I want to make clear what happened in the House of Representatives two days ago.
The bill passed by the Senate this week was co-sponsored by the Greens and Senator Hinch, and was similar in terms to the private members’ bill introduced by the member for Farrer and me on 21 May.
This was a motion to debate the bill only.
What Labor won’t tell you is that our private members’ bill to phase out the export of live sheep to the Middle East over five years is currently being debated in this very chamber.
The games by Labor to bring on a motion to debate this bill passed by the Senate on a date to be fixed on the very first day of parliament under a new Prime Minister were a disingenuous attempt to disrupt parliament, masquerading behind the cause of animal welfare.
Combined with the advocacy from so many thousands of Australians, we are pleased that our strong stand so far and the minister for agriculture’s determination to hold the regulator to account have resulted in the shutting down of the industry’s biggest offender.
As a member of the ministry, it is no longer open to me to vote against government policy which includes any private members’ bill.
But I make one thing very clear: where were the member for Corio, the member for Hunter and the other Labor MPs when it was Labor policy to support the long-haul export of live sheep? They were nowhere to be seen.
They did not have the courage to take a stand.
People are suggesting that, had the vote been different in the House of Representatives, we would have had the bill as a reality. Now, that’s not actually possible. Firstly, the motion was simply to debate the bill, not to pass it; and, secondly, all of the crossbench would have been required to support the bill and they don’t.

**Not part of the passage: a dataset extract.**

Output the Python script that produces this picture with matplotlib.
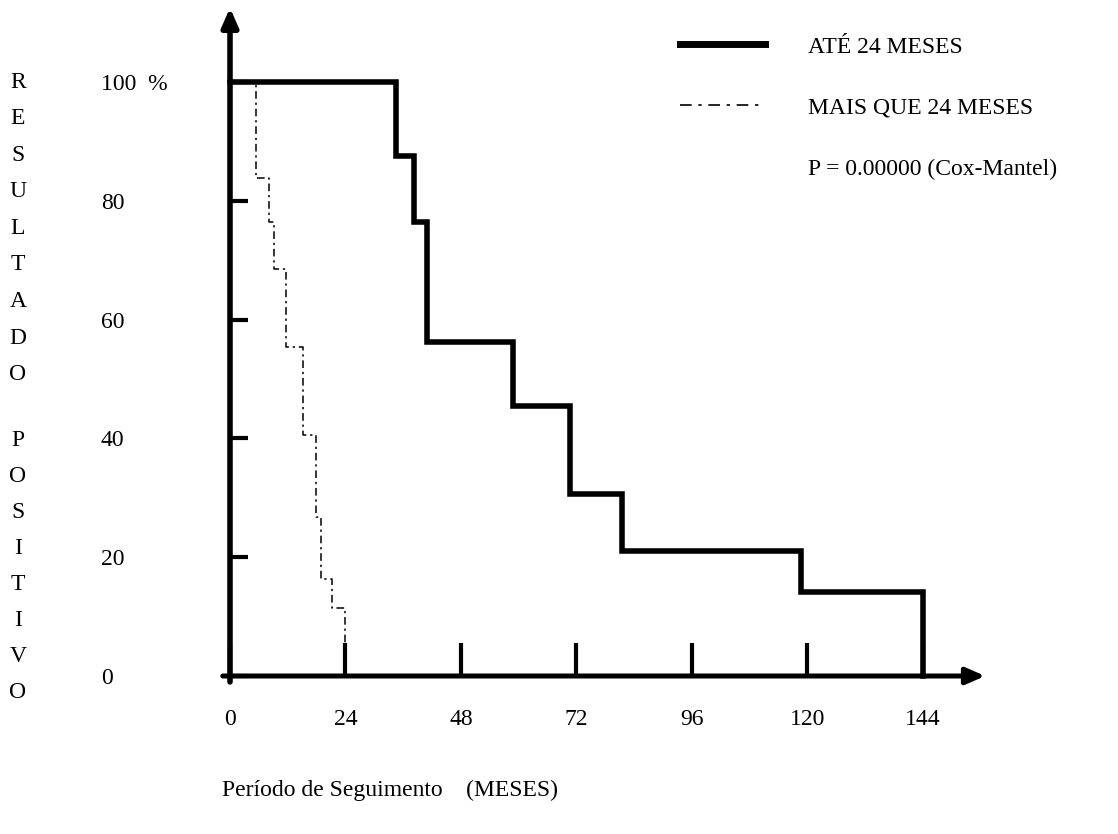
import numpy as np
import matplotlib
matplotlib.use("Agg")
import matplotlib.pyplot as plt
from matplotlib.lines import Line2D

# curve data (months, % positive result after the drop)
ate24_months = [34.6, 38.3, 40.9, 58.8, 70.7, 81.6, 118.7, 144.1]
ate24_pct = [87.5, 76.5, 56.3, 45.5, 30.6, 21.0, 14.2, 0.0]
mais24_months = [5.5, 8.2, 9.2, 11.6, 15.2, 17.9, 18.9, 21.3, 23.9]
mais24_pct = [83.8, 76.5, 68.5, 55.4, 40.6, 26.8, 16.3, 11.4, 0.0]

xticks = [0, 24, 48, 72, 96, 120, 144]
yticks = [0, 20, 40, 60, 80, 100]
ytick_labels = ["0", "20", "40", "60", "80", "100  %"]
ylabel_words = ["RESULTADO", "POSITIVO"]

W, H = 1118, 834
plt.rcParams['font.family'] = ['Liberation Serif', 'DejaVu Serif']
fs = 17

# pixel layout of the scan
x0_px, y0_px = 230, 676          # data origin
px_month, px_pct = 4.81, 5.94
xlo, xhi, ylo, yhi = -3, 160, -3, 113

fig = plt.figure(figsize=(W / 100, H / 100), dpi=100)
left = x0_px + xlo * px_month
right = x0_px + xhi * px_month
bottom = y0_px - ylo * px_pct
top = y0_px - yhi * px_pct
ax = fig.add_axes([left / W, 1 - bottom / H, (right - left) / W, (bottom - top) / H])
ax.set_xlim(xlo, xhi)
ax.set_ylim(ylo, yhi)

for s in ax.spines.values():
    s.set_visible(False)
ax.spines['left'].set_position(('data', 0))
ax.spines['bottom'].set_position(('data', 0))

# axes drawn as arrows
arrow = dict(arrowstyle='-|>,head_length=0.8,head_width=0.35', lw=4, color='black',
             mutation_scale=14, shrinkA=0, shrinkB=0)
ax.annotate('', xy=(0, 112.5), xytext=(0, -1), arrowprops=arrow, annotation_clip=False)
ax.annotate('', xy=(157, 0), xytext=(-1.5, 0), arrowprops=dict(arrow, lw=3.6),
            annotation_clip=False)

t1 = [0] + ate24_months
s1 = [100] + ate24_pct
t2 = [0] + mais24_months
s2 = [100] + mais24_pct
ax.plot(t2, s2, drawstyle='steps-post', color='black', lw=1.1,
        linestyle=(0, (5, 2.5, 1.5, 2.5)), clip_on=False, label='MAIS QUE 24 MESES')
ax.plot(t1, s1, drawstyle='steps-post', color='black', lw=4, clip_on=False,
        solid_joinstyle='miter', label='ATÉ 24 MESES')

ax.set_xticks(xticks)
ax.set_xticklabels([str(v) for v in xticks], fontsize=fs)
ax.set_yticks(yticks)
ax.set_yticklabels(ytick_labels, fontsize=fs, ha='left')
ax.tick_params(axis='x', direction='in', length=24, width=3, pad=24)
ax.tick_params(axis='y', direction='in', length=13, width=3, pad=93)

ax.set_xlabel('Período de Seguimento    (MESES)', fontsize=fs, loc='left', va='center')
ax.xaxis.set_label_coords((222 - left) / (right - left), (bottom - 790) / (bottom - top))

# legend, with the test result as a third row
h_solid = Line2D([], [], color='black', lw=5)
h_dash = Line2D([], [], color='black', lw=1.2, linestyle=(0, (7, 4, 2, 4)))
h_none = Line2D([], [], color='none')
ax.legend([h_solid, h_dash, h_none],
          ['ATÉ 24 MESES', 'MAIS QUE 24 MESES', 'P = 0.00000 (Cox-Mantel)'],
          loc='upper left', bbox_to_anchor=(680 / W, 1 - 36 / H),
          bbox_transform=fig.transFigure, frameon=False, fontsize=fs,
          handlelength=3.6, handletextpad=1.8, labelspacing=1.68,
          borderpad=0, borderaxespad=0)

# stacked vertical y label
for word, y_start, step in zip(ylabel_words, [82, 440], [36.6, 36.1]):
    for i, ch in enumerate(word):
        fig.text(18 / W, 1 - (y_start + i * step) / H, ch, fontsize=fs,
                 ha='center', va='center')

fig.savefig('out.png', dpi=100)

What our actions have done is shine a light on this awful trade and the need for major reform. There has been no shipment of live sheep leave Australia since 6 June, and it’s likely there won’t be another until October. There has been no trade during the current northern summer, a critical time when sheep are under enormous stress. Let’s not forget that the science makes it clear, from no less than the Australian Veterinary Association, that export during the northern summer should be banned because of the very high risk to animal welfare.
The impending release of the Moss review provides the government with a further opportunity to impose tough new laws, and I expect that this report will be scathing and will expose that the exporters have been operating unlawfully and the regulator has failed dismally for years.
My personal conviction on this issue remains and, on behalf of the people of Corangamite, I will continue to advocate for a change in coalition policy and for a phase-out of this awful trade.